TextRL 1.0 is a clean break. The PFRL-based gym API is gone; everything now runs on top of HuggingFace TRL. If you're on 0.2.x, read this document end-to-end before upgrading — names, signatures, and the training loop have all changed.
| 0.x symbol | Status | Replacement |
|---|---|---|
TextRLEnv |
Removed | Write a callable reward (see below) |
TextRLActor |
Removed | OnlineTrainer with algo="grpo" |
train_agent_with_evaluation |
Removed | trainer.train() |
textrl.dump |
Removed | textrl-merge CLI / textrl.utils.merge.merge_adapter |
pfrl, gym deps |
Dropped | TRL + accelerate |
Some algorithms were removed upstream in TRL 0.29+ and are therefore not supported here either. TextRL raises ValueError with a migration hint if you try to use them:
| Old algo | Use instead |
|---|---|
ppo |
rloo (or grpo if you don't have a reward model) |
online_dpo |
grpo with a preference-modeling reward |
orpo, cpo, simpo |
dpo (TRL unified these under DPOTrainer with loss_type=...) |
bco (binary) |
bco_pair (pairwise) |
Before (0.x): subclass TextRLEnv, implement per-token get_reward:
class MyEnv(TextRLEnv):
def get_reward(self, input_item, predicted_list, finish):
if not finish:
return 0.0
text = self.tokenizer.decode(predicted_list[0])
return score(text)After (1.0): a plain callable that receives full sequences in batch:
from textrl import reward_fn
@reward_fn
def my_reward(prompts, completions, **columns):
return [score(c) for c in completions]TRL batches rollouts and calls the reward once per batch on finished sequences — there is no per-token hook anymore. If you had logic that depended on partial sequences, move it into logits_processors on the generation side or into a learned reward model.
Before (0.x):
env = MyEnv(model, tokenizer, observation_list)
actor = TextRLActor(env, model, tokenizer)
agent = actor.agent_ppo(update_interval=50, minibatch_size=2000, epochs=20)

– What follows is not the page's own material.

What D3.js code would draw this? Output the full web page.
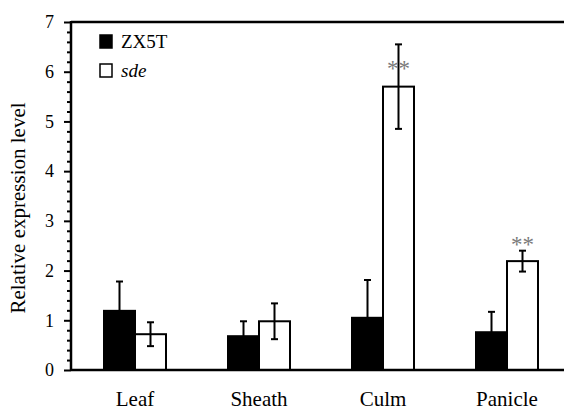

train_agent_with_evaluation(agent, env, steps=1000, ...)After (1.0):
from textrl import OnlineTrainer, TextRLConfig, load_model
from textrl.data import from_list
model, tok, _ = load_model("Qwen/Qwen2.5-0.5B", peft={"type": "lora", "r": 16})
cfg = TextRLConfig(
algo="grpo",
output_dir="out",
num_generations=8,
beta=0.04,
learning_rate=5e-6,
bf16=True,
)
trainer = OnlineTrainer(
model=model, tokenizer=tok,
reward=my_reward,
train_dataset=from_list(my_prompts),
config=cfg,
)
trainer.train()PPO is gone from TRL core; algo="grpo" is the closest drop-in. If you need a learned reward model in the loop, train one with RewardModelTrainer and pass it to OnlineTrainer(algo="rloo", reward=rm).
Before:
textrl-dump --model base_model --rl rl_ckpt --dump mergedAfter:
textrl-merge --adapter rl_ckpt --output mergedtextrl-dump still exists as a deprecated alias; it prints a warning and delegates to textrl-merge.
- PEFT / QLoRA via
load_model(peft=..., quantization="4bit"). - DPO and friends through
PreferenceTrainerwithalgo="dpo" | "ipo" | "kto" | .... - vLLM rollout for GRPO via
TextRLConfig(extra={"use_vllm": True, ...}). - Distributed training via
accelerate launch -m textrl.cli train --config cfg.yaml. - YAML-driven runs via
textrl-train --config cfg.yaml.
Pin the old version:
pip install 'textrl<1.0'The 0.x series will not receive further releases.